Jeff and Lauren said...

Haha! I loved this post! I have actually never heard of this analogy either, but I liked your points. I totally agree. With a little "princess" in our house and one on the way, we really try to distinguish the difference between a spoiled brat and a "real princess." We tell Ava that real Princesses are modest, share, are always nice and polite, etc. You'll be a great mom for a girl! And by the way, I am not offended but you can make me cookies anyway if you want too :)

Joshua and Rachel said...

It is really interesting that you posted this. My visiting teachers just left and we talked a little bit about the way women are taught about the temple. I really enjoy reading your thoughts.

SSToone said...

I haven't heard the analogy used much in my time but no doubt it has been.

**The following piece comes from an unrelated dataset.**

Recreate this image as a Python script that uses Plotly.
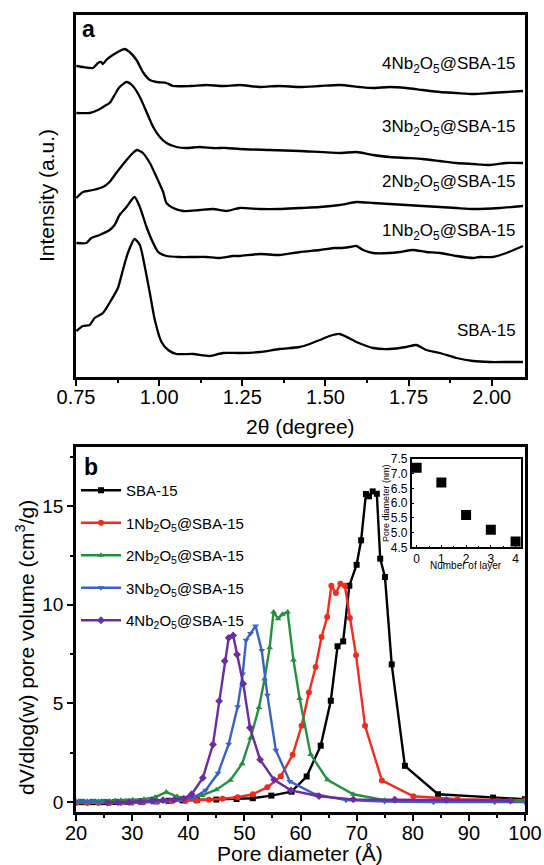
import plotly.graph_objects as go

# ---------------- Panel a: low-angle XRD (offset intensities, a.u.) ----------------
sba_x = [0.751, 0.771, 0.791, 0.806, 0.831, 0.856, 0.876, 0.891, 0.906, 0.926, 0.942, 0.957, 0.972,
         0.987, 1.007, 1.027, 1.052, 1.102, 1.152, 1.192, 1.242, 1.302, 1.362, 1.423, 1.453, 1.483,
         1.513, 1.543, 1.593, 1.643, 1.693, 1.743, 1.773, 1.803, 1.844, 1.894, 1.944, 1.994, 2.044, 2.094]
sba_y = [46, 51, 52, 59, 64, 77, 89, 107, 124, 138, 132, 110, 84, 57, 35, 27, 23, 23, 21, 24, 24, 25,
         28, 30, 33, 37, 41, 43, 35, 29, 28, 30, 32, 27, 24, 19, 16, 15, 15, 15]

nb1_x = [0.751, 0.781, 0.796, 0.821, 0.851, 0.866, 0.881, 0.902, 0.926, 0.942, 0.962, 0.982, 0.997,
         1.022, 1.062, 1.102, 1.142, 1.182, 1.222, 1.242, 1.302, 1.362, 1.423, 1.483, 1.528, 1.543,
         1.573, 1.593, 1.613, 1.643, 1.693, 1.723, 1.763, 1.803, 1.844, 1.894, 1.944, 1.964, 2.004,
         2.044, 2.094]
nb1_y = [134, 134, 139, 142, 147, 152, 162, 170, 180, 170, 150, 134, 125, 121, 120, 120, 120, 119, 121,
         121, 123, 122, 125, 127, 129, 129, 130, 131, 127, 124, 124, 125, 127, 125, 124, 121, 119, 120,
         120, 124, 131]

nb2_x = [0.751, 0.771, 0.801, 0.831, 0.851, 0.871, 0.902, 0.921, 0.933, 0.951, 0.972, 0.992, 1.012,
         1.022, 1.042, 1.072, 1.122, 1.162, 1.202, 1.242, 1.302, 1.362, 1.423, 1.483, 1.543, 1.593,
         1.643, 1.693, 1.743, 1.792, 1.844, 1.894, 1.944, 2.024, 2.094]
nb2_y = [179, 185, 187, 190, 195, 204, 217, 224, 227, 224, 214, 200, 185, 174, 169, 166, 167, 168, 166,
         169, 168, 168, 169, 170, 172, 175, 174, 173, 172, 171, 170, 169, 168, 169, 171]

nb3_x = [0.751, 0.791, 0.816, 0.836, 0.851, 0.866, 0.881, 0.902, 0.921, 0.942, 0.962, 0.982, 1.002,
         1.022, 1.052, 1.082, 1.122, 1.162, 1.202, 1.242, 1.332, 1.423, 1.543, 1.593, 1.643, 1.693,
         1.743, 1.792, 1.844, 1.894, 1.944, 1.994, 2.044, 2.094]
nb3_y = [264, 264, 267, 271, 274, 282, 290, 295, 291, 280, 265, 250, 240, 234, 230, 229, 230, 229, 229,
         228, 227, 226, 224, 225, 222, 220, 219, 218, 216, 214, 213, 212, 214, 214]

nb4_x = [0.751, 0.771, 0.801, 0.816, 0.826, 0.831, 0.841, 0.856, 0.876, 0.896, 0.911, 0.932, 0.951,
         0.972, 0.992, 1.022, 1.042, 1.092, 1.142, 1.192, 1.242, 1.302, 1.362, 1.423, 1.483, 1.543,
         1.603, 1.643, 1.693, 1.743, 1.792, 1.844, 1.894, 1.944, 1.994, 2.044, 2.094]
nb4_y = [311, 310, 309, 314, 315, 313, 317, 321, 325, 328, 325, 317, 305, 297, 295, 294, 291, 291, 292,
         291, 292, 290, 291, 290, 291, 292, 290, 289, 290, 289, 287, 285, 284, 283, 284, 285, 286]

xrd_labels = ["SBA-15", "1Nb<sub>2</sub>O<sub>5</sub>@SBA-15", "2Nb<sub>2</sub>O<sub>5</sub>@SBA-15",
              "3Nb<sub>2</sub>O<sub>5</sub>@SBA-15", "4Nb<sub>2</sub>O<sub>5</sub>@SBA-15"]
xrd_label_y = [47, 145, 194, 249, 312]

# ---------------- Panel b: BJH pore size distributions ----------------
psd_names = ["SBA-15", "1Nb<sub>2</sub>O<sub>5</sub>@SBA-15", "2Nb<sub>2</sub>O<sub>5</sub>@SBA-15",
             "3Nb<sub>2</sub>O<sub>5</sub>@SBA-15", "4Nb<sub>2</sub>O<sub>5</sub>@SBA-15"]

p0_x = [21, 23, 25, 27, 29, 31.5, 34, 36.5, 39, 41.5, 45, 48.6, 51.5, 54.8, 58.4, 61.1, 63.6, 65.4,
        66.6, 67.6, 68.7, 70.0, 70.8, 71.66, 72.2, 72.86, 73.6, 74.2, 75.05, 76.25, 78.6, 84.5, 94.3, 100]
p0_y = [0.0, 0.0, 0.0, 0.01, 0.02, 0.03, 0.05, 0.07, 0.09, 0.1, 0.13, 0.16, 0.2, 0.33, 0.53, 1.3, 2.86,
        5.14, 7.9, 8.15, 10.97, 12.03, 13.27, 15.62, 15.5, 15.75, 15.63, 12.34, 11.41, 6.98, 1.84, 0.4,
        0.23, 0.15]

p1_x = [20, 22, 24, 26, 28, 30, 32, 34.5, 37, 39.5, 41.5, 43.7, 46.1, 48.8, 51.5, 54.1, 56.5, 58.6,
        60.2, 61.5, 62.7, 63.75, 64.75, 65.5, 66.3, 67.1, 67.9, 68.8, 69.9, 71.5, 74.5, 80.1, 88, 100]
p1_y = [-0.05, -0.05, -0.05, -0.04, -0.03, -0.02, 0.0, 0.02, 0.04, 0.06, 0.08, 0.12, 0.17, 0.25, 0.4,
        0.75, 1.31, 2.4, 3.87, 5.56, 6.85, 8.37, 9.38, 10.97, 10.6, 11.07, 10.97, 9.33, 7.44, 3.87, 1.1,
        0.3, 0.15, 0.1]

p2_x = [20, 20.5, 21, 21.5, 22, 22.5, 23, 23.5, 24, 24.5, 25, 26, 27, 28, 30.1, 32.1, 34.1, 36.1, 38.0,
        39.9, 42.5, 45.0, 47.5, 49.6, 51.1, 52.6, 53.6, 54.5, 55.2, 56.0, 56.8, 57.7, 58.75, 59.85, 61.8,
        64.8, 69.4, 75, 85, 100]
p2_y = [0.05, 0.05, 0.05, 0.05, 0.05, 0.05, 0.05, 0.05, 0.05, 0.05, 0.05, 0.06, 0.08, 0.1, 0.12, 0.15,
        0.25, 0.51, 0.28, 0.22, 0.34, 0.63, 1.11, 1.95, 3.25, 4.8, 6.24, 7.82, 9.64, 9.3, 9.52, 9.64, 7.2,
        5.25, 2.42, 1.13, 0.4, 0.1, 0.05, 0.03]

p3_x = [20, 22, 24, 26, 28, 30, 32, 34, 36, 38.5, 40.8, 43.1, 45.3, 47.2, 48.8, 49.7, 50.3, 51.1, 52.0,
        53.1, 54.1, 55.6, 58.1, 62.6, 68.1, 75.0, 83.7, 94.6, 100]
p3_y = [0.05, 0.03, 0.0, -0.02, -0.03, -0.03, -0.02, 0.0, 0.05, 0.1, 0.2, 0.6, 1.46, 2.94, 4.83, 6.5,
        8.21, 8.55, 8.93, 7.68, 5.42, 2.63, 1.05, 0.4, 0.1, 0.03, 0.0, 0.0, 0.0]

p4_x = [25.6, 27.5, 29.5, 31.5, 33.5, 35.5, 37.5, 39.2, 40.6, 42.6, 44.4, 45.5, 46.5, 47.2, 48.0, 48.7,
        49.8, 51.0, 52.8, 55.3, 58.3, 63.3, 69.4, 76.8, 86.0, 97.4]
p4_y = [-0.02, -0.01, 0.0, 0.03, 0.07, 0.1, 0.12, 0.18, 0.4, 1.23, 2.92, 5.12, 7.15, 8.33, 8.45, 7.48,
        6.0, 3.77, 2.15, 1.13, 0.6, 0.3, 0.14, 0.12, 0.11, 0.08]

psd_colors = ["#000000", "#f42a1e", "#22903e", "#3a62c4", "#6a2c9e"]
psd_symbols = ["square", "circle", "triangle-up", "triangle-down", "diamond"]

# ---------------- Inset: pore diameter vs number of layers ----------------
layers = [0, 1, 2, 3, 4]
pore_nm = [7.2, 6.7, 5.6, 5.1, 4.7]

FONT = "Liberation Sans, Arial, Helvetica, sans-serif"
W, H = 544, 865


def px_x(p):
    return p / W


def px_y(p):
    return 1 - p / H


fig = go.Figure()

for xs, ys in [(sba_x, sba_y), (nb1_x, nb1_y), (nb2_x, nb2_y), (nb3_x, nb3_y), (nb4_x, nb4_y)]:
    fig.add_trace(go.Scatter(x=xs, y=ys, mode="lines", xaxis="x", yaxis="y",
                             line=dict(color="black", width=2.3, shape="spline", smoothing=0.6),
                             showlegend=False, hoverinfo="skip"))

for i, (xs, ys) in enumerate([(p0_x, p0_y), (p1_x, p1_y), (p2_x, p2_y), (p3_x, p3_y), (p4_x, p4_y)]):
    fig.add_trace(go.Scatter(x=xs, y=ys, mode="lines+markers", xaxis="x2", yaxis="y2",
                             name=psd_names[i], legendgroup="g%d" % i,
                             line=dict(color=psd_colors[i], width=2.4),
                             marker=dict(symbol=psd_symbols[i], size=6, color=psd_colors[i])))

fig.add_trace(go.Scatter(x=layers, y=pore_nm, mode="markers", xaxis="x3", yaxis="y3",
                         marker=dict(symbol="square", size=10, color="black"), showlegend=False))

axis_common = dict(showline=True, linecolor="black", linewidth=2.5, mirror=True, automargin=False,
                   showgrid=False, zeroline=False, ticks="outside", tickcolor="black",
                   tickwidth=2, ticklen=6)

fig.update_layout(
    width=W, height=H,
    margin=dict(l=0, r=0, t=0, b=0, pad=0),
    paper_bgcolor="white", plot_bgcolor="rgba(0,0,0,0)",
    font=dict(family=FONT, color="black", size=18),
    xaxis=dict(axis_common, domain=[px_x(76), px_x(525)], anchor="y", range=[0.75, 2.1],
               tickvals=[0.75, 1.0, 1.25, 1.5, 1.75, 2.0], tickformat=".2f", ticklabelstandoff=-6,
               minor=dict(dtick=0.125, tick0=0.75, ticks="outside", ticklen=3, tickcolor="black", tickwidth=2),
               tickfont=dict(size=20)),
    yaxis=dict(axis_common, domain=[px_y(377), px_y(15)], anchor="x", range=[0, 362],
               ticks="", showticklabels=False),
    xaxis2=dict(axis_common, domain=[px_x(76), px_x(525)], anchor="y2", range=[20, 100], dtick=10,
                ticklabelstandoff=-5,
                minor=dict(dtick=5, ticks="outside", ticklen=3, tickcolor="black", tickwidth=2),
                tickfont=dict(size=20)),
    yaxis2=dict(axis_common, domain=[px_y(812), px_y(447)], anchor="x2", range=[-0.5, 18],
                tickvals=[0, 5, 10, 15],
                minor=dict(dtick=2.5, tick0=0, ticks="outside", ticklen=3, tickcolor="black", tickwidth=2),
                tickfont=dict(size=19)),
    xaxis3=dict(showline=True, linecolor="black", linewidth=1.5, mirror=True, showgrid=False,
                automargin=False,
                zeroline=False, domain=[px_x(411.7), px_x(521)], anchor="y3", range=[-0.2, 4.22],
                dtick=1, ticks="inside", ticklen=3, tickcolor="black",
                minor=dict(dtick=0.5, ticks="inside", ticklen=2, tickcolor="black"),
                tickfont=dict(size=12)),
    yaxis3=dict(showline=True, linecolor="black", linewidth=1.5, mirror=True, showgrid=False,
                automargin=False,
                zeroline=False, domain=[px_y(547.3), px_y(459)], anchor="x3", range=[4.5, 7.5],
                dtick=0.5, tickformat=".1f", ticks="inside", ticklen=3, tickcolor="black",
                tickfont=dict(size=12)),
    legend=dict(x=px_x(76), y=px_y(474), xanchor="left", yanchor="top",
                bgcolor="rgba(0,0,0,0)", font=dict(size=15, family=FONT),
                tracegroupgap=10, itemwidth=40),
)

annotations = []
for lab, yv in zip(xrd_labels, xrd_label_y):
    annotations.append(dict(x=2.08, y=yv, xref="x", yref="y", text=lab, showarrow=False,
                            xanchor="right", yanchor="middle", font=dict(size=17)))
annotations.append(dict(x=px_x(80), y=px_y(29), xref="paper", yref="paper", text="<b>a</b>",
                        showarrow=False, xanchor="left", yanchor="middle", font=dict(size=23)))
annotations.append(dict(x=px_x(82), y=px_y(467), xref="paper", yref="paper", text="<b>b</b>",
                        showarrow=False, xanchor="left", yanchor="middle", font=dict(size=23)))
# axis titles
annotations.append(dict(x=px_x(300), y=px_y(426), xref="paper", yref="paper", text="2θ (degree)",
                        showarrow=False, xanchor="center", yanchor="middle", font=dict(size=21)))
annotations.append(dict(x=px_x(46), y=px_y(196), xref="paper", yref="paper", text="Intensity (a.u.)",
                        showarrow=False, textangle=-90, xanchor="center", yanchor="middle",
                        font=dict(size=21)))
annotations.append(dict(x=px_x(300), y=px_y(853), xref="paper", yref="paper", text="Pore diameter (Å)",
                        showarrow=False, xanchor="center", yanchor="middle", font=dict(size=21)))
annotations.append(dict(x=px_x(25), y=px_y(648), xref="paper", yref="paper",
                        text="dV/dlog(w) pore volume (cm<sup>3</sup>/g)",
                        showarrow=False, textangle=-90, xanchor="center", yanchor="middle",
                        font=dict(size=21)))
# inset titles
annotations.append(dict(x=px_x(386), y=px_y(503), xref="paper", yref="paper", text="Pore diameter (nm)",
                        showarrow=False, textangle=-90, xanchor="center", yanchor="middle",
                        font=dict(size=9)))
annotations.append(dict(x=px_x(466), y=px_y(565), xref="paper", yref="paper", text="Number of layer",
                        showarrow=False, xanchor="center", yanchor="middle", font=dict(size=10)))
fig.update_layout(annotations=annotations)

fig.write_html("out.html", config={"displayModeBar": False},
               post_script="document.body.style.margin='0px';document.body.style.overflow='hidden';")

AMEN about the 18+ princesses comment. I actually LOATHE the word princess to be honest. It is supremely cringe worthy. I will not call McKelle that but she can wear the dresses and pretend. I just hate all that girls who call themselves 'princesses' represents - eye rolling and "gag me" come into play.

I'm a hater I suppose!

Totally with ya on this - not sure how someone could be offended though I only did a more thorough skimming.

Kelly & Nate said...

If I'm not offended can I still get a cookie?

Brooke Self said...

I like this post and I completely agree. Yes, it is nice and fun to pretend we are princesses.. but that could denote a whole strew of things or attributes/qualities. I think the analogy is used quite often. Most frequently at girls camp and such. I think it is empowering to think that you are truly royalty, and Daughter's of a King.. but like you said, understanding what that really means in a gospel sense is the necessary follow-up lesson.